The interplanetary bass music producer Au5 and the terrestrial vocal star Cristina Soto have come together to create a riveting and original four-song EP, Freefall, released through the Austin imprint Gravitas Recordings. Au5 has produced music at a prolific pace for years now, from neuro drum and bass to more melodic dubstep similar to the music of Seven Lions. Cristina Soto dropped her own debut album earlier in 2016 on Gravitas. Bass music junkies were introduced to her silky strong voice after Bassnectar remixed “One Thing”, produced by Gravitas label head Psymbionic and Maine’s own Of The Trees.
Soto’s powerful voice lends itself well to powerful bass music. Each song on “Freefall” would be a gem without vocals on account of Au5’s brilliant musical ideas and well-executed production. Bringing the human voice into the mix, and such an expressive voice at that, gives the robotic, space-age sounding EP a human tether, not to mention crossover appeal. She sings of emotional expression itself. “I need my occasional howling at the moon” wails Cristina on “Shock Diamond”, as the song crescendos into fluid drum and bass. “I’m only alive in the freefall” she cries on the title track. I’ve never been skydiving, well outside of a dream, anyway, but to listen to this EP with its abundant energy and beautiful scenery can give one the sensation of plummeting through colorful skies.

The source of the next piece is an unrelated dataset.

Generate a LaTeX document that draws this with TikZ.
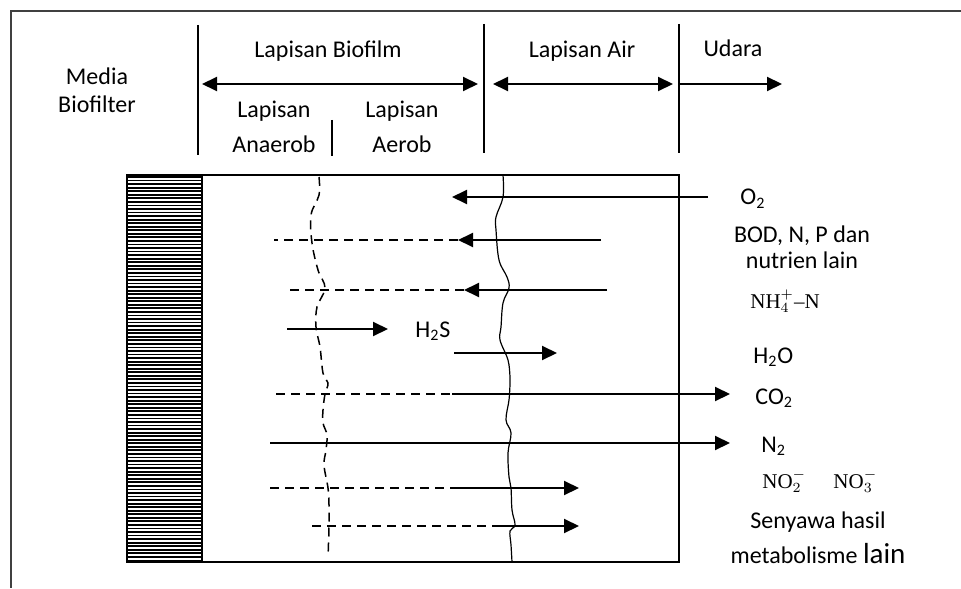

We’ve come to expect only the best in production from Au5, and he exceeds those expectations here. He weaves together the emotive note relationships of a grand piano or electronic keyboard with the subtle beauty of deep sub bass, and pairs soaring ethereal synth chords with the wet, dirty crashing lead melodies. The dichotomy between beautiful and ugly noise enraptures the listener on “Emergence”. One moment you’re flying through space on a rainbow super highway, and the next minute your space ship is being shredded molecule by molecule at the event horizon of a black hole.
An Au5 remix of “Emergence”, a variation on his own original, provides an epic closing for the EP, the equivalent of a rock power ballad minus the cheese and plus the 21st century. “Gravitas” means “weighty” in Latin, and there is nothing here which does not live up to that description, from the breadth of Au5’s massive productions to the deeply-felt freedom of Cristina Soto’s vocals.